Provided material
==========

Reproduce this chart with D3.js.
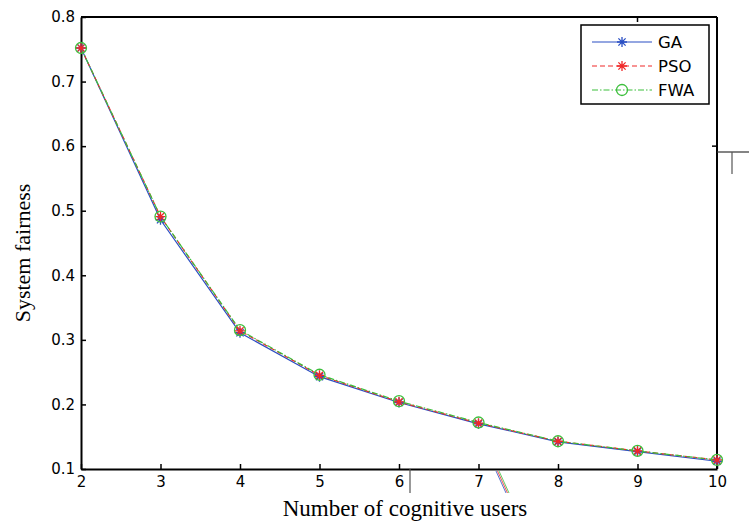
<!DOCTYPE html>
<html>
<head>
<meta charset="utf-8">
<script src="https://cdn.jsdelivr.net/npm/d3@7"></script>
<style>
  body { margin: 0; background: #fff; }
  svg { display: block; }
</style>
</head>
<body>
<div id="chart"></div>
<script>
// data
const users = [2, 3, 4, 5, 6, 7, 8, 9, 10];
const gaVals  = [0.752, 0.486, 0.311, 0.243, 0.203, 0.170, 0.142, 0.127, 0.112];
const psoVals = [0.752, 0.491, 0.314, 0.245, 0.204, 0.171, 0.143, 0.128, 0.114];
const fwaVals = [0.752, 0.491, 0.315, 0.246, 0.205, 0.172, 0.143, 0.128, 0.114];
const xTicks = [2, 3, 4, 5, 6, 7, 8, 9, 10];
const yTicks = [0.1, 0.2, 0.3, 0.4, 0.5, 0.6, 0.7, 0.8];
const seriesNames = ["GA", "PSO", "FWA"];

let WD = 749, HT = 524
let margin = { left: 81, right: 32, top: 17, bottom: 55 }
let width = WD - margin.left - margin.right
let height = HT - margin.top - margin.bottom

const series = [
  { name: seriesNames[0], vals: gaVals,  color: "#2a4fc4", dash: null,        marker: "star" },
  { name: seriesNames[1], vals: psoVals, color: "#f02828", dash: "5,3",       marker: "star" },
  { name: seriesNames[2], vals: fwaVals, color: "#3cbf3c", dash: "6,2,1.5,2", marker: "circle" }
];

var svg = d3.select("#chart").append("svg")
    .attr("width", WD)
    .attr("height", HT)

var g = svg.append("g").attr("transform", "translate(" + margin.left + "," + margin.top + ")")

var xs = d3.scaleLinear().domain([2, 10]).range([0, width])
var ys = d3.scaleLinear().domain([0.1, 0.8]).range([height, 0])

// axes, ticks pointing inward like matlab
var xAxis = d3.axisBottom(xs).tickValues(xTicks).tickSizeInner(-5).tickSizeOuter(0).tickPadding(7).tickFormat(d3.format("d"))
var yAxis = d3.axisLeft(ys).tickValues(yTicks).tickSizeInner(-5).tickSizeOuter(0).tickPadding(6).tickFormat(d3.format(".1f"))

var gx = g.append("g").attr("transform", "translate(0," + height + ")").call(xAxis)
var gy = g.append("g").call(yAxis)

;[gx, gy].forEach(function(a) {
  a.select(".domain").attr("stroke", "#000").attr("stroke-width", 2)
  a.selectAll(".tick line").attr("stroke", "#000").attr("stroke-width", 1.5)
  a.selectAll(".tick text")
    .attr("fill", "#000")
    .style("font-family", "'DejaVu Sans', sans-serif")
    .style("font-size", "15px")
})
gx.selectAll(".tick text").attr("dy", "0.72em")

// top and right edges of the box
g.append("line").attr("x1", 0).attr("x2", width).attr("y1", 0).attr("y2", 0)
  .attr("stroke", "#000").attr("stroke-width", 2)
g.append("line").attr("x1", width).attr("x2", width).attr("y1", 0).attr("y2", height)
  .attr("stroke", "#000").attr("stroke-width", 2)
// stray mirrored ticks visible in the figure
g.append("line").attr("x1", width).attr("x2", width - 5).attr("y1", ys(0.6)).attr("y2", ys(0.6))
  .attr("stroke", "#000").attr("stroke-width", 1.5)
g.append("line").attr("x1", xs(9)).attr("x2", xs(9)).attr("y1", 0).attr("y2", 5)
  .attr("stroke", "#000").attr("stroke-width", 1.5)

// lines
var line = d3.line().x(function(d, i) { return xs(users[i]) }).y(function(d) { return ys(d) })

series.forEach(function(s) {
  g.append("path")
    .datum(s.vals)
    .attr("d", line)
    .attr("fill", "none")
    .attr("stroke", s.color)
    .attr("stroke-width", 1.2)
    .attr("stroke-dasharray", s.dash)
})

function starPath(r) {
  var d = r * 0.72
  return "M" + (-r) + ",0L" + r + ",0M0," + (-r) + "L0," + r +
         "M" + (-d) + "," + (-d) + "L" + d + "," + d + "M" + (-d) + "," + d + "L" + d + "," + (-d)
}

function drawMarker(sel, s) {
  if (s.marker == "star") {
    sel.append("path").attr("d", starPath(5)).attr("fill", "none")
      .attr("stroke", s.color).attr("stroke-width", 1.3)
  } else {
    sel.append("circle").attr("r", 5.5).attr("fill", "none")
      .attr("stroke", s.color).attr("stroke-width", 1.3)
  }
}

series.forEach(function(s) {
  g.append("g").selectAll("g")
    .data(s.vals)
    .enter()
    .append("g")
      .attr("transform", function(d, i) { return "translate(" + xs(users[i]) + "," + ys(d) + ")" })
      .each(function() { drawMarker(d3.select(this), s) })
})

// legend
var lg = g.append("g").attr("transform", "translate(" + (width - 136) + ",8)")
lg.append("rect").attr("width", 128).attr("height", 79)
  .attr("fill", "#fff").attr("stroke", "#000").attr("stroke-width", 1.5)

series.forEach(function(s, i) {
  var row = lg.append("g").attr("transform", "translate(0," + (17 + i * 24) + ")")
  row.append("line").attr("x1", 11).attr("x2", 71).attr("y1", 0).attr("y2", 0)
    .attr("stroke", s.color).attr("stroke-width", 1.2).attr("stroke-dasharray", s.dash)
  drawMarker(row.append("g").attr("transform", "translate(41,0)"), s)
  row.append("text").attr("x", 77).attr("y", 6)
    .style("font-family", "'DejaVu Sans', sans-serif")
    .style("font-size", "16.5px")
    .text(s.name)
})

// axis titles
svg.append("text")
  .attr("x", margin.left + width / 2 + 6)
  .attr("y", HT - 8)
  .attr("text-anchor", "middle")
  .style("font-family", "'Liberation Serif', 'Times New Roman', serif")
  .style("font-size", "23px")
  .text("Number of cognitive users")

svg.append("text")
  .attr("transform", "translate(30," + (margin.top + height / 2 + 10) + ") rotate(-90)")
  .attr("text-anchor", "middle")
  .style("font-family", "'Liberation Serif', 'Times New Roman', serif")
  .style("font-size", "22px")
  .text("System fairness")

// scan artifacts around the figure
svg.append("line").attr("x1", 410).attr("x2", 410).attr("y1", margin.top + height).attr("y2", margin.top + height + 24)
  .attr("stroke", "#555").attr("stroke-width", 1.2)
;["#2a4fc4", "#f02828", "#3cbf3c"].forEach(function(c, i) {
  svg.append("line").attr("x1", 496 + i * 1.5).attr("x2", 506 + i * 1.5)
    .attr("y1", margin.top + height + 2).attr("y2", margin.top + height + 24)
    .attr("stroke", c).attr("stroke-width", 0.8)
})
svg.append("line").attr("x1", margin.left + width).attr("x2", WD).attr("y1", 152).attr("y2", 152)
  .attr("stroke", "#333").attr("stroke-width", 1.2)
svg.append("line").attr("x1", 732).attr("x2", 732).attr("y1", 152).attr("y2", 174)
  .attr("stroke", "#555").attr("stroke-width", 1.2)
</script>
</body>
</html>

==========

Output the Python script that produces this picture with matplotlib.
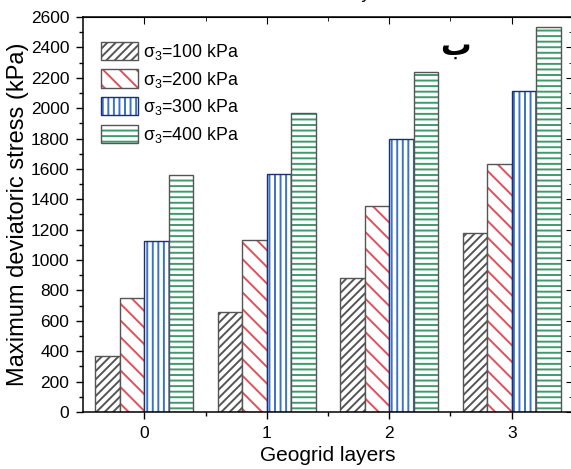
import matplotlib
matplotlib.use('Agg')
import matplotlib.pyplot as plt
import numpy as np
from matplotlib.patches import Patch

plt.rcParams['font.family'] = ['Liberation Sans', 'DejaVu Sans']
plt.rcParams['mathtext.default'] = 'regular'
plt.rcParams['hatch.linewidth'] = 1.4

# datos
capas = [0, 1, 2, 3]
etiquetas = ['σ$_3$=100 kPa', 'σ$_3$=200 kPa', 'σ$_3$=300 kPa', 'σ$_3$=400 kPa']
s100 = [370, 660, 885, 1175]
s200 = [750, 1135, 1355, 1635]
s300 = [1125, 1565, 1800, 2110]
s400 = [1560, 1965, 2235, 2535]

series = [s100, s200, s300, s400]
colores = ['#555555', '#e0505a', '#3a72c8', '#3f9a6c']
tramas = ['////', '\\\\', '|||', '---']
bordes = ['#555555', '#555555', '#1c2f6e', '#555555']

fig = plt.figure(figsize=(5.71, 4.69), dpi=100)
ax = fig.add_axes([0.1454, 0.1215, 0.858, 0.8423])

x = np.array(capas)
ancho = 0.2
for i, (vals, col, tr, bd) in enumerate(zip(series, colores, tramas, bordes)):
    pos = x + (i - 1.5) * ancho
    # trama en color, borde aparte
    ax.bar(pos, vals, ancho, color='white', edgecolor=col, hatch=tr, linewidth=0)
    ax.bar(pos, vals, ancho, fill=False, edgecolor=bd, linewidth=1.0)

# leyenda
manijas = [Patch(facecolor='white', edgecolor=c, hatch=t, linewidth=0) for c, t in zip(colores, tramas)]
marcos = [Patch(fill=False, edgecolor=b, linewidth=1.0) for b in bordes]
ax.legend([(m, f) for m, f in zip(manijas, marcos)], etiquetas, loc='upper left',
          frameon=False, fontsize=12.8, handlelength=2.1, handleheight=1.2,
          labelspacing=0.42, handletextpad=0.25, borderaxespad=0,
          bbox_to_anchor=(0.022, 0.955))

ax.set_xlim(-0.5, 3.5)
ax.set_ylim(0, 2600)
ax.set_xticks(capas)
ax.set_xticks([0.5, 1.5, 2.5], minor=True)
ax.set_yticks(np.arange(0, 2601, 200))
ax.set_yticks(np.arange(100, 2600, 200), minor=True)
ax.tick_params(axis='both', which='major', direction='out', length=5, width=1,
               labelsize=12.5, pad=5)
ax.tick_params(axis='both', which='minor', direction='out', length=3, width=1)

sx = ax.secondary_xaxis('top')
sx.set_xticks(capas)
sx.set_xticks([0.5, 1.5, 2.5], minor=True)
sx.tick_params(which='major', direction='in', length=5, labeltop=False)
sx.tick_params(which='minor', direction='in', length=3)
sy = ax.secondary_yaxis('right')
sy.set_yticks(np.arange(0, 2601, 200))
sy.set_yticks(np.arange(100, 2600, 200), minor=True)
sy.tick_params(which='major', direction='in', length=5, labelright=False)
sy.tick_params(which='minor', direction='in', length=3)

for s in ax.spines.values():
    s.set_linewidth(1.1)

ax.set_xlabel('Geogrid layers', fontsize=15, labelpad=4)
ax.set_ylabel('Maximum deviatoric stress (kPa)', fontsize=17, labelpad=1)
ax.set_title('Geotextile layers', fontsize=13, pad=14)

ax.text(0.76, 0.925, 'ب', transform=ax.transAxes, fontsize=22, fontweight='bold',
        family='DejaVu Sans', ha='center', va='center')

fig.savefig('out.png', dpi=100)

==========

Instructions for the task
Keep the pictures out, and extract only the lines that begin at the one containing "Output the Python" and end at the one containing "plt.rcParams['hatch.linewidth'] = 1.4", inclusive.

The answer
Output the Python script that produces this picture with matplotlib.
import matplotlib
matplotlib.use('Agg')
import matplotlib.pyplot as plt
import numpy as np
from matplotlib.patches import Patch

plt.rcParams['font.family'] = ['Liberation Sans', 'DejaVu Sans']
plt.rcParams['mathtext.default'] = 'regular'
plt.rcParams['hatch.linewidth'] = 1.4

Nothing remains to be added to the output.